In other words, you can help by recognizing your own male privilege. Women are angry 1) men who directly oppress them, and 2) men who don't recognize that sexism is still a problem. Don't be those men. Be the man who wants women to get angry because you want things to be better for women in the world. This will improve your individual relations with women.
But you can be understanding of a position instead of acting like everyone who disagrees with you on a certain point is out to harm all of wo/man kind. Sorry but this guy has a point, and it's not based off of watching too many sitcoms (*gag*), alot of it's based off of the public forums from which people speak. Broadsheet is for "real" women, not "sitcom" women, right? So what kind of message does it send to men when these "real" women, supposed feminists fighting for equal rights, completely flip around when the issue of men's rights pops up? It tells men that women have no interest in equal rights or an equal share in power, just a shift of power preferably into their hands. And if you truly believe there's no such thing as a cultural mentality, I've got a bridge in NYC I'd like to sell you.

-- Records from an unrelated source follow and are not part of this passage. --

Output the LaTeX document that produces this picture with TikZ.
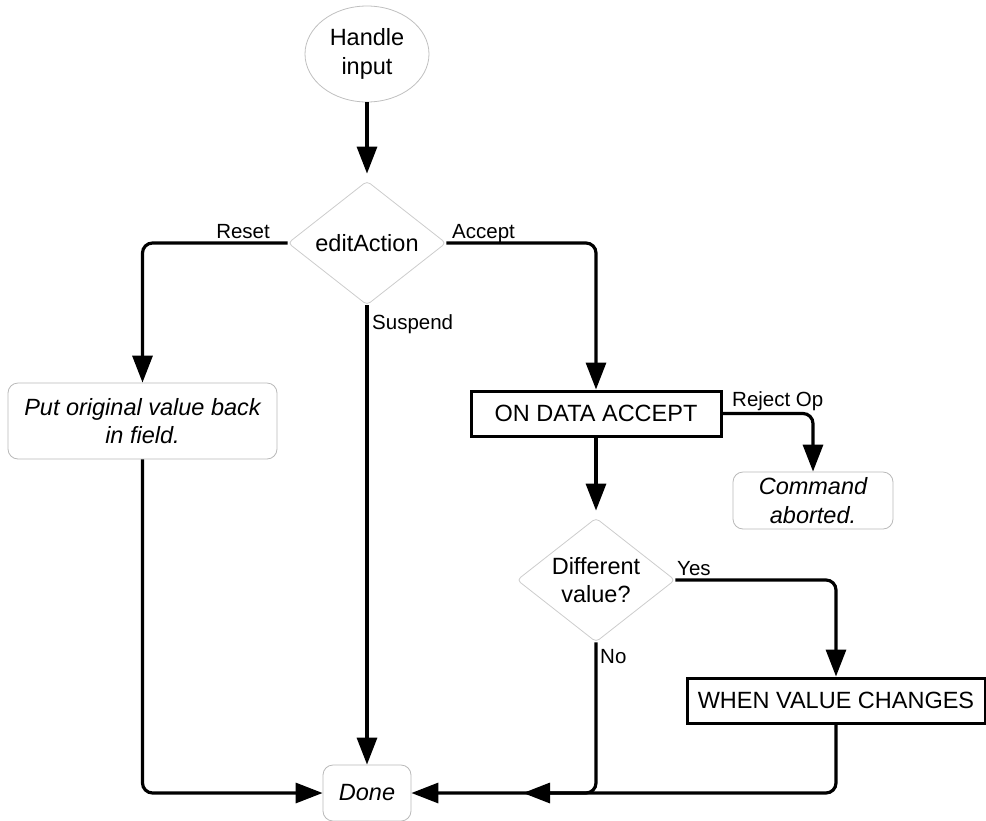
\documentclass[tikz,border=0pt]{standalone}
\usepackage{fontspec}
\setmainfont{Liberation Sans}
\usetikzlibrary{arrows.meta,shapes.geometric}
\begin{document}
\begin{tikzpicture}[x=1pt,y=-1pt,
  flow/.style={line width=3.2pt, -{Triangle[length=27pt,width=20pt]}, rounded corners=10pt},
  txt/.style={font=\fontsize{23.5}{28.5}\selectfont, align=center},
  lbl/.style={font=\fontsize{20.5}{24}\selectfont, inner sep=0pt},
  startend/.style={ellipse, draw=gray!50, line width=0.8pt, minimum width=124pt, minimum height=96pt, inner sep=0pt, txt},
  decision/.style={diamond, draw=gray!40, line width=0.8pt, rounded corners=4pt, inner sep=0pt, minimum width=158pt, minimum height=124pt},
  note/.style={rectangle, draw=gray!55, line width=0.8pt, rounded corners=10pt, inner sep=0pt, align=center, font=\fontsize{23.5}{28.5}\selectfont\itshape},
  event/.style={rectangle, draw=black, line width=3pt, inner sep=0pt, txt},
]
\useasboundingbox (0,0) rectangle (986,820);

% shapes
\node[startend] (handle) at (367,54) {Handle\\input};
\node[decision, label={[txt]center:editAction}] (edit) at (367,243) {};
\node[note, minimum width=269pt, minimum height=76pt] (put) at (142.5,421) {Put original value back\\in field.};
\node[event, minimum width=250pt, minimum height=45pt] (oda) at (596,413.5) {ON DATA ACCEPT};
\node[note, minimum width=160pt, minimum height=57pt] (cmd) at (813,500.5) {Command\\aborted.};
\node[decision, label={[txt]center:{Different\\value?}}] (diff) at (596,580) {};
\node[event, minimum width=298pt, minimum height=45pt] (when) at (836,700.5) {WHEN VALUE CHANGES};
\node[note, minimum width=88pt, minimum height=56pt] (done) at (367,793) {Done};
\coordinate (noend) at (523,793);

% connectors
\draw[flow, shorten >=7pt] (handle.south) -- (edit.north);
\draw[flow] (edit.west) -| (put.north);
\draw[flow] (edit.south) -- (done.north);
\draw[flow] (edit.east) -| (oda.north);
\draw[flow] (put.south) |- (done.west);
\draw[flow] (oda.east) -| (cmd.north);
\draw[flow, shorten >=7pt] (oda.south) -- (diff.north);
\draw[flow] (diff.east) -| (when.north);
\draw[flow] (diff.south) |- (noend);
\draw[flow] (when.south) |- (done.east);

% connector labels
\node[lbl, anchor=base east] (lreset) at (270,238) {Reset};
\node[lbl, anchor=base west] (laccept) at (452,238) {Accept};
\node[lbl, anchor=base west] (lsuspend) at (372,329) {Suspend};
\node[lbl, anchor=base west] (lreject) at (732,406) {Reject Op};
\node[lbl, anchor=base west] (lyes) at (677,575) {Yes};
\node[lbl, anchor=base west] (lno) at (600,663) {No};
\end{tikzpicture}
\end{document}
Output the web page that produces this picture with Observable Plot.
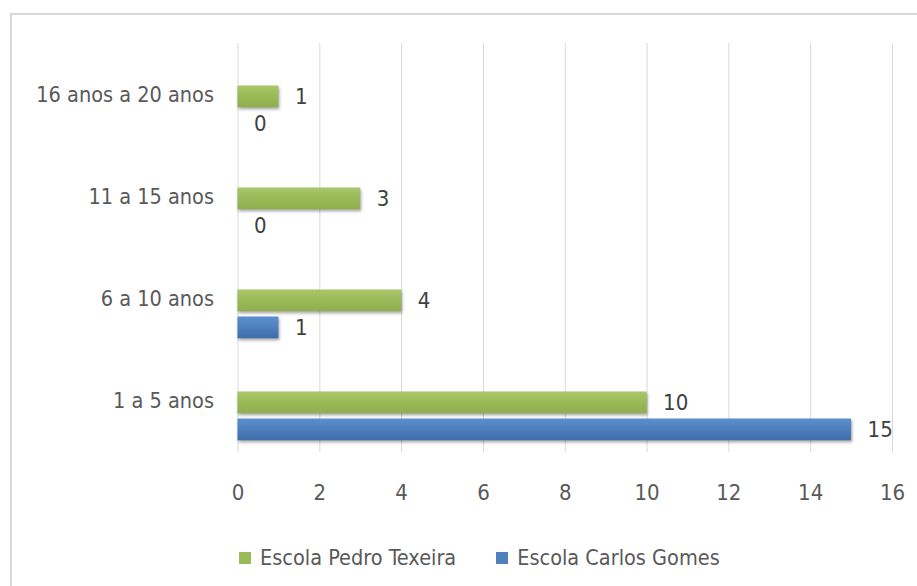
<!DOCTYPE html>
<html>
<head>
<meta charset="utf-8">
<script src="https://cdn.jsdelivr.net/npm/d3@7"></script>
<script src="https://cdn.jsdelivr.net/npm/@observablehq/plot@0.6"></script>
<style>
  html, body { margin: 0; padding: 0; background: #fff; width: 917px; height: 586px; overflow: hidden; }
  #frame { position: absolute; left: 10px; top: 13px; width: 1000px; height: 1000px; border: 2px solid #d9d9d9; box-sizing: border-box; }
  #chart { position: absolute; left: 0; top: 0; }
  #legend { position: absolute; left: 239px; top: 544px; display: flex; align-items: center;
            font-family: "Liberation Sans Narrow", "DejaVu Sans Condensed", "Liberation Sans", sans-serif;
            font-size: 21.5px; color: #595959; line-height: 28px; }
  #legend .item { display: flex; align-items: center; margin-right: 40px; }
  #legend .sw { width: 12px; height: 12px; margin-right: 9px; }
  .bars rect { filter: drop-shadow(1.5px 2.5px 1.5px rgba(0,0,0,0.35)); }
</style>
</head>
<body>
<div id="frame"></div>
<div id="chart"></div>
<div id="legend"></div>
<script>
// Age groups, top to bottom
const categories = ["16 anos a 20 anos", "11 a 15 anos", "6 a 10 anos", "1 a 5 anos"];
// Series names
const series = ["Escola Pedro Texeira", "Escola Carlos Gomes"];
// Counts per age group for each school
const pedroTexeira = [1, 3, 4, 10];
const carlosGomes = [0, 0, 1, 15];
// Horizontal axis ticks
const xTicks = [0, 2, 4, 6, 8, 10, 12, 14, 16];
const seriesColors = ["#9bbb59", "#4f81bd"];
const gradientIds = ["gradGreen", "gradBlue"];

const rows = [];
categories.forEach((c, i) => {
  rows.push({age: c, school: series[0], value: pedroTexeira[i]});
  rows.push({age: c, school: series[1], value: carlosGomes[i]});
});
const green = rows.filter(d => d.school === series[0]);
const blue = rows.filter(d => d.school === series[1]);

const font = '"Liberation Sans Narrow", "DejaVu Sans Condensed", "Liberation Sans", sans-serif';

const chart = Plot.plot({
  width: 917,
  height: 535,
  marginLeft: 237.5,
  marginRight: 25,
  marginTop: 43,
  marginBottom: 83,
  style: {fontFamily: font, fontSize: "21.5px", color: "#595959", background: "transparent", overflow: "visible"},
  x: {domain: [0, 16], ticks: xTicks, tickSize: 0, tickPadding: 32, label: null},
  y: {domain: categories, padding: 0, tickSize: 0, tickPadding: 24, label: null},
  marks: [
    Plot.ruleX(xTicks, {stroke: "#d9d9d9", strokeOpacity: 1}),
    Plot.barX(green, {x: "value", y: "age", fill: `url(#${gradientIds[0]})`, insetTop: 41.5, insetBottom: 38.75, className: "bars"}),
    Plot.barX(blue, {x: "value", y: "age", fill: `url(#${gradientIds[1]})`, insetTop: 68.5, insetBottom: 11.75, className: "bars"}),
    Plot.text(green, {x: "value", y: "age", text: d => String(d.value), dx: 16, dy: 1.5, textAnchor: "start", fill: "#404040", fontSize: 22}),
    Plot.text(blue, {x: "value", y: "age", text: d => String(d.value), dx: 16, dy: 28.5, textAnchor: "start", fill: "#404040", fontSize: 22})
  ]
});

// Vertical gradients give the bars their bevelled look
const svg = d3.select(chart);
svg.selectAll("g[aria-label='x-axis tick label'] text, g[aria-label='x-axis'] text").style("font-size", "22px");
const defs = svg.insert("defs", ":first-child");
const stops = [["#a8c86b", "#8fae4e"], ["#5b8fcf", "#3d6eab"]];
gradientIds.forEach((id, i) => {
  const g = defs.append("linearGradient").attr("id", id).attr("x1", 0).attr("y1", 0).attr("x2", 0).attr("y2", 1);
  g.append("stop").attr("offset", "0%").attr("stop-color", stops[i][0]);
  g.append("stop").attr("offset", "45%").attr("stop-color", seriesColors[i]);
  g.append("stop").attr("offset", "100%").attr("stop-color", stops[i][1]);
});
document.getElementById("chart").appendChild(chart);

// Legend
const legend = d3.select("#legend");
series.forEach((s, i) => {
  const item = legend.append("div").attr("class", "item");
  item.append("div").attr("class", "sw").style("background", seriesColors[i]);
  item.append("span").text(s);
});
</script>
</body>
</html>
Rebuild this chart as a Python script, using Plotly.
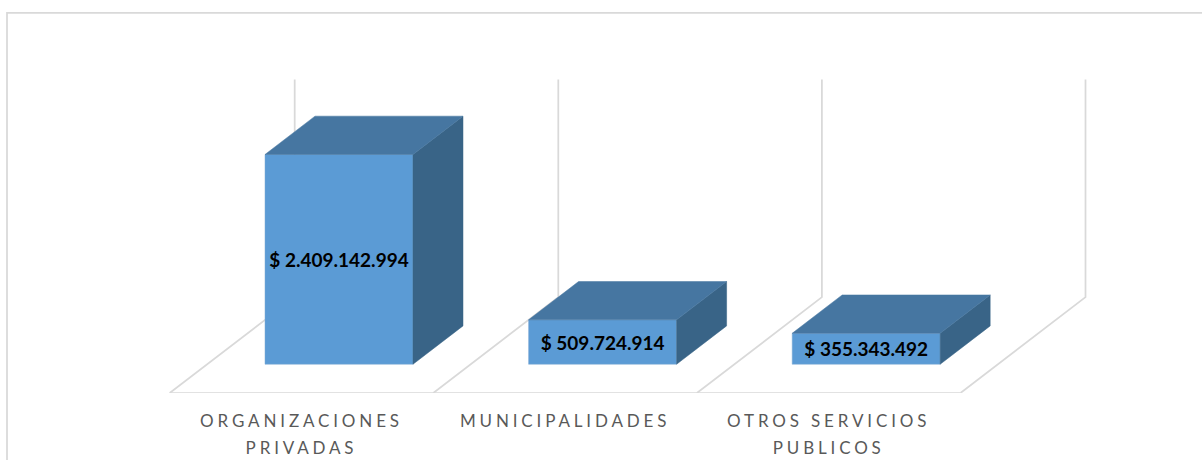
import plotly.graph_objects as go

categories = ["ORGANIZACIONES<br>PRIVADAS", "MUNICIPALIDADES", "OTROS SERVICIOS<br>PUBLICOS"]
values = [2409142994, 509724914, 355343492]
value_labels = ["$ 2.409.142.994", "$ 509.724.914", "$ 355.343.492"]
axis_max = 2500000000

W, H = 1202, 460
CAT_PX = 263.6            # width of one category on the floor
FLOOR_Y = 393.5           # pixel row of the floor's front edge
FIRST_X = 301.5           # pixel column of the first category centre
PX_PER_VALUE = 210 / values[0]
DEPTH_DX = 125 / CAT_PX   # floor depth, in x-axis units
DEPTH_DY = 96 / PX_PER_VALUE  # floor depth, in y-axis units
BAR_W = 148 / CAT_PX
D0, D1 = 0.3, 0.7         # bar's front and back depth on the floor


def px(cat, depth):
    return cat + depth * DEPTH_DX


def py(val, depth):
    return val + depth * DEPTH_DY


fig = go.Figure()

GRID = dict(color="#D9D9D9", width=1.75)

# floor and wall lines, as shapes beneath every trace
shapes = [dict(type="line", xref="x", yref="y", x0=-0.5, x1=len(values) - 0.5, y0=0, y1=0,
               line=GRID, layer="below")]
for i in range(len(values) + 1):
    c = i - 0.5
    shapes.append(dict(type="path", xref="x", yref="y", layer="below", line=GRID,
                       path=f"M{px(c, 0)},{py(0, 0)} L{px(c, 1)},{py(0, 1)} L{px(c, 1)},{py(axis_max, 1)}"))
# chart frame
shapes.append(dict(type="rect", xref="paper", yref="paper",
                   x0=7 / W, x1=1.01, y0=-0.3, y1=(FLOOR_Y - 13) / FLOOR_Y,
                   line=GRID, fillcolor="rgba(0,0,0,0)", layer="below"))

# top and side faces of the bars
EDGE = "#7FA9D3"
for i, v in enumerate(values):
    l, r = i - BAR_W / 2, i + BAR_W / 2
    fig.add_trace(go.Scatter(
        x=[px(r, D0), px(r, D1), px(r, D1), px(r, D0), px(r, D0)],
        y=[py(0, D0), py(0, D1), py(v, D1), py(v, D0), py(0, D0)],
        mode="lines", fill="toself", fillcolor="#396487", line=dict(color="#396487", width=0.5),
        hoverinfo="skip", showlegend=False))
    fig.add_trace(go.Scatter(
        x=[px(l, D0), px(l, D1), px(r, D1), px(r, D0), px(l, D0)],
        y=[py(v, D0), py(v, D1), py(v, D1), py(v, D0), py(v, D0)],
        mode="lines", fill="toself", fillcolor="#4676A1", line=dict(color="#4676A1", width=0.5),
        hoverinfo="skip", showlegend=False))

# front faces
fig.add_trace(go.Bar(
    x=[px(i, D0) for i in range(len(values))],
    y=values,
    base=[py(0, D0)] * len(values),
    width=BAR_W,
    marker=dict(color="#5B9BD5", line=dict(color=EDGE, width=0.5)),
    text=value_labels,
    textposition="inside",
    insidetextanchor="middle",
    textangle=0,
    constraintext="none",
    insidetextfont=dict(family="Lato", size=19, color="#000000", weight="bold"),
    hoverinfo="skip",
    showlegend=False,
))

fig.update_layout(
    width=W, height=H,
    margin=dict(l=0, r=0, t=0, b=H - FLOOR_Y),
    paper_bgcolor="#FFFFFF", plot_bgcolor="#FFFFFF",
    barmode="overlay",
    font=dict(family="Lato"),
    xaxis=dict(
        range=[-FIRST_X / CAT_PX, (W - FIRST_X) / CAT_PX],
        tickmode="array", tickvals=list(range(len(values))), ticktext=categories,
        tickfont=dict(family="Lato", size=17, color="#595959"),
        ticks="", showgrid=False, zeroline=False, showline=False, ticklabelstandoff=16,
    ),
    yaxis=dict(range=[0, FLOOR_Y / PX_PER_VALUE], visible=False),
    shapes=shapes,
)

post = """
document.body.style.margin = '0';
document.body.style.overflow = 'hidden';
document.querySelectorAll('.xtick text').forEach(function (t) {
  t.style.letterSpacing = '3.85px';
  t.querySelectorAll('tspan.line').forEach(function (s, i) {
    if (i > 0) { s.setAttribute('dy', '27px'); }
  });
});
"""
fig.write_html("out.html", post_script=post, config=dict(displayModeBar=False))
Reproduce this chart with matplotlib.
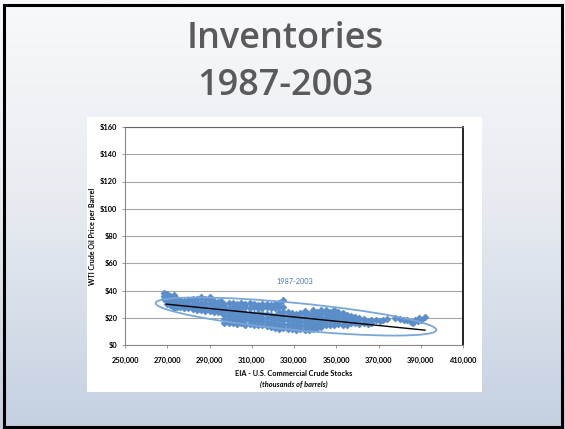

Ya'll also say "Don't take it personally, try to be understanding." Hey, we do understand, that's not the issue, your anger at the world and the sexist pigs is running off and hitting those of us who are trying to help you. Last I checked, that's a form of abuse to vent frustration on those who aren't the cause. There are more men than you want to admit who want to help out and reach a compromise that makes everybody happy, of course you would know this if you weren't too busy kneeing them in the balls because they step slightly out of line with your ideology.
Also, the comment "feminists have been fighting all on their own," truly makes me believe that some of the feminists here like to view themselves as victims a little too much. It's also comments like those which piss off men, especially alot of liberal men who fight vehemently for equal rights any chance they get. So you'll have to excuse some men for taking it personally when they don't get noticed for the civil rights work that they do and are also lumped in with the sexist pigs all so women can "vent."
"Why can't you be more understanding that I'm kneeing you in the balls because the sexist pigs are making my life hell?" Gee, cuz I ain't one of them maybe?